そこで人類はユートピアの舞台を未来に定めた。たくさんの未来小説が生まれ、次第にそれは進歩思想と結びつき、科学によって未来を夢見るユートピア論が大流行した。その残滓が今でも一部のおじさんを虜にする「空飛ぶ車」や「リニアモーターカー」である。
だが素朴に未来を信じられる時代も終わった。環境汚染や原発事故など科学がもたらした厄災を人類は多数目撃してきた。
この時代、ユートピアはどこにあるのだろう。一つは仮想世界なのかもしれない。実際、オンラインゲームには熱狂的なファンがいるし、よくフィクションの題材にも選ばれる。
しかし近年の映画で描かれる仮想世界には、あまり夢がない。見た目こそ自由だが、コミュニケーション能力や才能が、現実と地続きという設定が多いのだ。

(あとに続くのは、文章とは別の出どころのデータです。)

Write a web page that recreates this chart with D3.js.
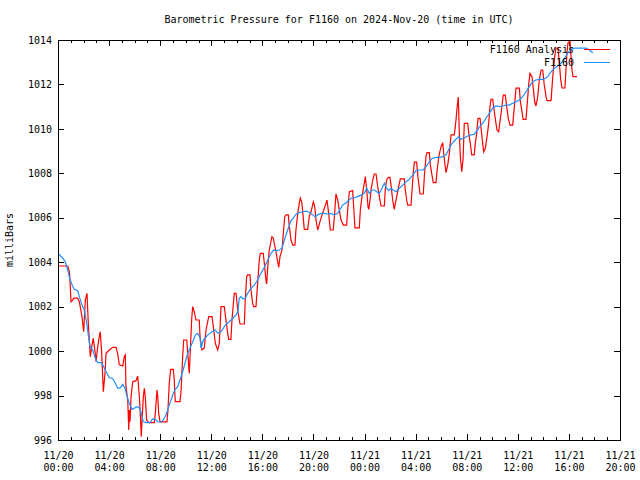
<!DOCTYPE html>
<html><head><meta charset="utf-8">
<script src="https://cdn.jsdelivr.net/npm/d3@7"></script>
<style>
body{margin:0;background:#fff}
text{font-family:"DejaVu Sans Mono","Liberation Mono",monospace;font-size:10px;fill:#000}
</style></head><body>
<svg id="c" width="640" height="480"></svg>
<script>
const title = "Barometric Pressure for F1160 on 2024-Nov-20 (time in UTC)";
const yLabel = "milliBars";
const seriesNames = ["F1160 Analysis", "F1160"];
const seriesColors = ["#ff0000", "#1e90ff"];
const yTicks = [996, 998, 1000, 1002, 1004, 1006, 1008, 1010, 1012, 1014];
const xTickHours = [0, 4, 8, 12, 16, 20, 24, 28, 32, 36, 40, 44];
const xTickLabels = [["11/20","00:00"],["11/20","04:00"],["11/20","08:00"],["11/20","12:00"],["11/20","16:00"],["11/20","20:00"],
                     ["11/21","00:00"],["11/21","04:00"],["11/21","08:00"],["11/21","12:00"],["11/21","16:00"],["11/21","20:00"]];

// hours after 2024-11-20 00:00 UTC
const redHours = [0.05,0.76,0.90,1.02,1.10,1.25,1.54,1.67,1.88,2.01,
2.14,2.27,2.37,2.45,2.53,2.64,2.76,2.90,2.98,3.11,
3.23,3.31,3.42,3.55,3.62,3.70,3.76,4.02,4.28,4.54,
4.67,4.80,5.07,5.19,5.27,5.32,5.46,5.54,5.58,5.64,
5.72,5.85,6.11,6.24,6.37,6.44,6.52,6.58,6.68,6.76,
6.83,6.94,7.10,7.54,7.62,7.75,7.81,7.88,7.99,8.53,
8.61,8.71,8.82,9.03,9.10,9.18,9.55,9.63,9.76,9.84,
10.08,10.18,10.28,10.36,10.47,10.55,10.67,10.80,11.06,11.12,
11.27,11.45,11.59,11.80,12.06,12.16,12.32,12.50,12.63,12.76,
13.02,13.15,13.29,13.36,13.54,13.62,13.80,13.94,14.07,14.25,
14.59,14.66,14.77,14.85,15.03,15.11,15.24,15.32,15.50,15.63,
15.76,15.84,16.07,16.18,16.28,16.34,16.42,16.54,16.75,16.86,
16.93,17.07,17.20,17.28,17.38,17.54,17.64,17.75,17.85,18.03,
18.11,18.24,18.38,18.55,18.63,18.77,18.89,18.97,19.08,19.16,
19.24,19.28,19.55,19.67,19.81,19.99,20.10,20.20,20.33,20.41,
20.51,20.67,20.85,20.98,21.06,21.19,21.32,21.55,21.66,21.76,
21.90,22.02,22.16,22.34,22.60,22.68,22.81,23.07,23.15,23.25,
23.59,23.67,23.80,23.98,24.06,24.17,24.27,24.33,24.43,24.53,
24.64,24.76,24.90,25.03,25.16,25.29,25.55,25.62,25.73,25.86,
25.99,26.09,26.20,26.33,26.41,26.52,26.67,26.80,27.11,27.19,
27.30,27.38,27.64,27.72,27.82,27.90,28.08,28.18,28.29,28.34,
28.60,28.68,28.81,28.89,29.07,29.15,29.28,29.38,29.59,29.67,
29.81,29.99,30.12,30.20,30.30,30.38,30.51,30.64,30.77,31.03,
31.16,31.24,31.34,31.42,31.50,31.61,31.71,31.81,32.08,32.16,
32.28,32.39,32.59,32.67,32.78,32.88,33.04,33.12,33.25,33.33,
33.46,33.59,33.72,33.82,33.90,34.03,34.16,34.29,34.37,34.50,
34.60,34.74,34.86,35.02,35.13,35.25,35.39,35.60,35.68,35.80,
35.86,36.12,36.20,36.33,36.41,36.64,36.72,36.85,36.95,37.11,
37.21,37.32,37.42,37.56,37.68,37.82,37.95,38.07,38.21,38.28,
38.60,38.68,38.78,38.89,38.99,39.15,39.25,39.36,39.46,39.69,
39.77,39.85,39.93,40.08,40.16,40.24,40.32,40.63];
const redValues = [1003.83,1003.83,1003.56,1002.22,1002.26,1002.38,1002.38,1002.22,1001.55,1000.87,
1002.30,1002.60,1001.27,1000.50,999.75,1000.20,1000.58,999.97,999.52,1000.20,
1000.65,1000.87,999.92,998.17,998.62,999.15,999.90,1000.05,1000.17,1000.17,
999.90,999.38,999.33,999.75,999.83,998.40,997.80,996.45,997.35,996.82,
997.95,998.62,998.67,998.88,997.95,997.21,996.15,996.90,997.95,998.33,
997.95,996.90,996.78,996.78,997.20,998.25,997.95,997.21,996.82,996.82,
997.35,998.55,999.18,999.18,998.70,997.73,997.73,998.17,999.75,1000.50,
1000.50,999.75,999.00,1000.05,1001.48,1002.00,1001.77,1001.40,1001.40,1000.65,
1000.05,1000.13,1000.95,1001.55,1001.55,1001.10,1000.35,1000.05,1000.35,1002.00,
1002.00,1001.40,1000.80,1000.53,1000.53,1001.40,1002.60,1002.60,1001.85,1001.22,
1001.22,1002.30,1003.35,1003.43,1003.43,1002.75,1002.15,1002.00,1002.00,1003.05,
1004.10,1004.40,1004.40,1003.80,1003.20,1003.02,1003.78,1004.55,1005.15,1005.08,
1004.85,1004.47,1004.02,1003.77,1004.25,1004.55,1005.30,1006.05,1006.13,1006.13,
1005.60,1005.00,1004.77,1004.77,1005.45,1006.20,1006.65,1006.88,1006.72,1006.27,
1005.75,1005.48,1005.48,1006.05,1006.27,1006.72,1006.50,1005.90,1005.45,1005.60,
1005.83,1006.13,1006.43,1006.65,1006.80,1006.20,1005.45,1005.45,1006.20,1007.07,
1006.80,1006.35,1005.90,1005.67,1005.67,1006.35,1007.17,1007.22,1006.50,1005.55,
1005.55,1006.35,1006.95,1007.55,1007.85,1007.25,1006.50,1006.38,1006.80,1007.33,
1007.70,1007.97,1007.97,1007.40,1006.95,1006.53,1006.53,1007.25,1007.70,1007.82,
1007.82,1007.40,1006.80,1006.38,1006.65,1006.95,1007.40,1007.75,1007.75,1007.25,
1006.80,1006.57,1006.57,1007.25,1008.07,1008.50,1008.50,1007.85,1007.33,1007.07,
1007.07,1007.85,1008.75,1008.93,1008.93,1008.37,1007.92,1007.58,1007.58,1008.07,
1008.75,1009.20,1009.38,1008.90,1008.37,1008.03,1008.37,1008.90,1009.73,1009.73,
1010.40,1010.93,1011.43,1009.80,1008.75,1008.07,1008.60,1010.25,1010.25,1009.80,
1009.35,1008.83,1008.83,1009.35,1009.80,1010.47,1010.47,1010.04,1009.35,1008.97,
1009.13,1009.65,1010.25,1011.00,1011.33,1011.33,1010.77,1010.25,1009.95,1009.87,
1010.32,1010.93,1011.52,1011.52,1011.00,1010.47,1010.17,1010.17,1010.70,1011.45,
1011.83,1011.83,1011.22,1010.77,1010.43,1010.43,1011.00,1011.98,1012.50,1012.35,
1011.83,1011.22,1011.03,1011.45,1012.20,1012.65,1012.65,1011.98,1011.45,1011.27,
1011.27,1011.90,1012.65,1013.25,1013.64,1013.64,1012.97,1012.20,1011.84,1011.84,
1012.65,1013.46,1013.87,1013.95,1013.32,1012.65,1012.35,1012.35];

const blueHours = [0.05,0.37,0.57,0.76,0.88,1.10,1.28,1.54,1.67,1.88,
2.06,2.25,2.37,2.51,2.72,2.92,3.11,3.37,3.58,3.76,
4.02,4.28,4.49,4.67,4.85,5.07,5.25,5.38,5.58,5.79,
5.97,6.16,6.37,6.52,6.68,6.89,7.20,7.41,7.62,7.81,
8.06,8.24,8.46,8.67,8.85,9.03,9.18,9.37,9.55,9.76,
9.97,10.15,10.33,10.55,10.75,10.94,11.12,11.20,11.38,11.72,
12.06,12.32,12.50,12.76,13.10,13.41,13.68,13.94,14.09,14.19,
14.33,14.46,14.66,14.85,15.11,15.37,15.63,15.89,16.15,16.42,
16.68,16.89,17.07,17.33,17.54,17.72,17.98,18.24,18.42,18.63,
18.89,19.16,19.42,19.67,19.94,20.12,20.33,20.59,20.85,21.12,
21.37,21.63,21.90,22.08,22.29,22.55,22.94,23.20,23.46,23.72,
23.98,24.17,24.37,24.58,24.76,24.95,25.16,25.37,25.55,25.68,
25.89,26.07,26.25,26.46,26.72,26.99,27.25,27.50,27.77,28.03,
28.29,28.60,28.81,29.07,29.28,29.59,29.91,30.12,30.38,30.64,
30.85,31.10,31.37,31.55,31.76,32.08,32.33,32.59,32.86,32.98,
33.25,33.51,33.77,34.03,34.29,34.55,34.82,35.07,35.33,35.60,
35.86,36.12,36.38,36.64,36.90,37.16,37.42,37.68,37.95,38.15,
38.34,38.60,38.86,39.12,39.38,39.64,39.90,40.16,40.42,40.81,
41.34,41.60,41.87];
const blueValues = [1004.37,1004.18,1004.02,1003.65,1003.35,1002.97,1002.78,1002.72,1002.45,1002.07,
1001.85,1001.25,1000.72,1000.20,1000.05,999.68,999.48,999.48,999.30,999.07,
998.80,998.77,998.55,998.33,998.33,998.50,998.33,998.02,997.65,997.38,
997.43,997.50,997.45,997.20,996.82,996.78,996.78,996.95,996.93,996.82,
996.80,996.90,997.12,997.50,997.80,998.10,998.28,998.40,998.70,999.07,
999.52,999.90,1000.13,1000.42,1000.72,1000.80,1000.59,1000.13,1000.50,1000.72,
1000.87,1000.95,1000.80,1000.87,1001.17,1001.32,1001.48,1001.63,1001.78,1002.38,
1002.45,1002.35,1002.38,1002.60,1002.83,1002.97,1003.20,1003.50,1003.77,1004.10,
1004.40,1004.55,1004.52,1004.55,1004.63,1005.00,1005.45,1005.87,1005.98,1006.16,
1006.23,1006.27,1006.30,1006.25,1006.13,1006.05,1006.13,1006.20,1006.20,1006.16,
1006.20,1006.13,1006.20,1006.38,1006.57,1006.68,1006.88,1006.90,1006.95,1007.02,
1007.10,1007.33,1007.10,1007.25,1007.25,1007.17,1007.10,1007.33,1007.55,1007.37,
1007.22,1007.33,1007.25,1007.17,1007.33,1007.47,1007.62,1007.73,1007.92,1008.12,
1008.15,1008.15,1008.30,1008.52,1008.67,1008.72,1008.72,1008.75,1008.83,1009.13,
1009.35,1009.50,1009.65,1009.53,1009.58,1009.68,1009.73,1009.76,1009.95,1010.10,
1010.25,1010.48,1010.70,1010.93,1011.03,1011.00,1011.03,1011.07,1011.07,1011.15,
1011.22,1011.30,1011.45,1011.67,1011.90,1012.12,1012.20,1012.23,1012.23,1012.28,
1012.35,1012.57,1012.72,1012.83,1012.95,1013.18,1013.40,1013.58,1013.63,1013.63,
1013.63,1013.55,1013.43];

const START = Date.UTC(2024, 10, 20, 0, 0);
const toDate = h => new Date(START + h * 3600e3);

const W = 640, H = 480;
const L = 58, R = 620, T = 40, B = 440;
const svg = d3.select("#c");
svg.append("rect").attr("width", W).attr("height", H).attr("fill", "#fff");

const x = d3.scaleUtc().domain([toDate(0), toDate(44)]).range([L, R]);
const y = d3.scaleLinear().domain([996, 1014]).range([B, T]);

const majorX = xTickHours.map(toDate);
const minorX = d3.utcHour.every(1).range(toDate(0), toDate(44.01)).filter(d => d.getUTCHours() % 4 !== 0);

function styleAxis(g) {
  g.select(".domain").remove();
  g.selectAll("line").attr("stroke", "#000").attr("shape-rendering", "crispEdges");
}

// bottom
const gb = svg.append("g").attr("transform", `translate(0,${B})`)
  .call(d3.axisBottom(x).tickValues(majorX).tickSizeInner(-6).tickSizeOuter(0).tickFormat(() => ""))
  .call(styleAxis);
gb.selectAll(".tick text").each(function(d, i) {
  const t = d3.select(this).attr("y", null).attr("dy", null);
  t.selectAll("tspan").data(xTickLabels[i]).enter().append("tspan")
    .attr("x", 0).attr("y", (s, j) => 19 + j * 12).text(s => s);
});
svg.append("g").attr("transform", `translate(0,${B})`)
  .call(d3.axisBottom(x).tickValues(minorX).tickSizeInner(-3).tickSizeOuter(0).tickFormat(() => ""))
  .call(styleAxis);
// top
svg.append("g").attr("transform", `translate(0,${T})`)
  .call(d3.axisTop(x).tickValues(majorX).tickSizeInner(-6).tickSizeOuter(0).tickFormat(() => ""))
  .call(styleAxis);
svg.append("g").attr("transform", `translate(0,${T})`)
  .call(d3.axisTop(x).tickValues(minorX).tickSizeInner(-3).tickSizeOuter(0).tickFormat(() => ""))
  .call(styleAxis);
// left
svg.append("g").attr("transform", `translate(${L},0)`)
  .call(d3.axisLeft(y).tickValues(yTicks).tickSizeInner(-6).tickSizeOuter(0).tickPadding(6).tickFormat(d3.format("d")))
  .call(styleAxis)
  .selectAll("text").attr("font-size", null);
// right
svg.append("g").attr("transform", `translate(${R},0)`)
  .call(d3.axisRight(y).tickValues(yTicks).tickSizeInner(-6).tickSizeOuter(0).tickFormat(() => ""))
  .call(styleAxis);

svg.selectAll("g").attr("font-family", null).attr("font-size", null);

// series
const line = d3.line().x(d => x(toDate(d[0]))).y(d => y(d[1]));
const redData = redHours.map((h, i) => [h, redValues[i]]);
const blueData = blueHours.map((h, i) => [h, blueValues[i]]);

svg.append("path").datum(redData).attr("d", line)
  .attr("fill", "none").attr("stroke", seriesColors[0]).attr("stroke-width", 1.2);
svg.append("path").datum(blueData).attr("d", line)
  .attr("fill", "none").attr("stroke", seriesColors[1]).attr("stroke-width", 1.2);

// border
svg.append("rect").attr("x", L + 0.5).attr("y", T + 0.5).attr("width", R - L).attr("height", B - T)
  .attr("fill", "none").attr("stroke", "#000").attr("shape-rendering", "crispEdges");

// title
svg.append("text").attr("x", (L + R) / 2).attr("y", 23).attr("text-anchor", "middle").text(title);
// y label
svg.append("text").attr("transform", "translate(13,240) rotate(-90)").attr("text-anchor", "middle").text(yLabel);

// legend
const lg = svg.append("g");
seriesNames.forEach((name, i) => {
  const yy = 49 + i * 13;
  lg.append("text").attr("x", 574).attr("y", yy + 4).attr("text-anchor", "end").text(name);
  lg.append("line").attr("x1", 584).attr("x2", 610).attr("y1", yy + 0.5).attr("y2", yy + 0.5)
    .attr("stroke", seriesColors[i]).attr("stroke-width", 1).attr("shape-rendering", "crispEdges");
});
</script>
</body></html>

細田守監督の最新作「竜とそばかすの姫」で描かれた仮想世界も「その人の隠された能力を無理やり引っ張り出す」というもの。「能力」がない人、誰かを傷つける「能力」に長けた人はどうしたらいいのだろう。
それでも仮想世界がユートピアに見えるのは、参入と離脱が容易で、何度でもやり直しが利くからだ。「世界共和国」のような統一国家論に「世界が一つしかないのは辛い」という批判がある。いくら平和で完璧な世界であろうと、逃げ場がないのは問題ではないか。
それに比べれば、仮想世界はマシだ。嫌になったらログアウトすればいいし、同時に複数の世界に住んでもいい。
興味深いことに、多くの仮想世界は、現実の政治体制になぞらえると、民主制ではなく独裁制を採用している。選挙や投票は実施されず、何か不満があっても問い合わせくらいしかできない。何なら行動も逐一監視され、一方的に追放されることもある。運営者が絶対的な権限を持つ世界だ。
考えてみれば、トマス・モアをはじめ「ユートピア」を管理社会として描く作品は少なくない。「どこかへ逃げたい」という発想の根っこには責任の放棄がある。管理されることは責任を免れる一つの方法だ。ユートピアが独裁制と相性がいいのは不思議ではない。責任を厳しく問う昨今の社会は、反動で独裁を求めてしまわないか心配だ。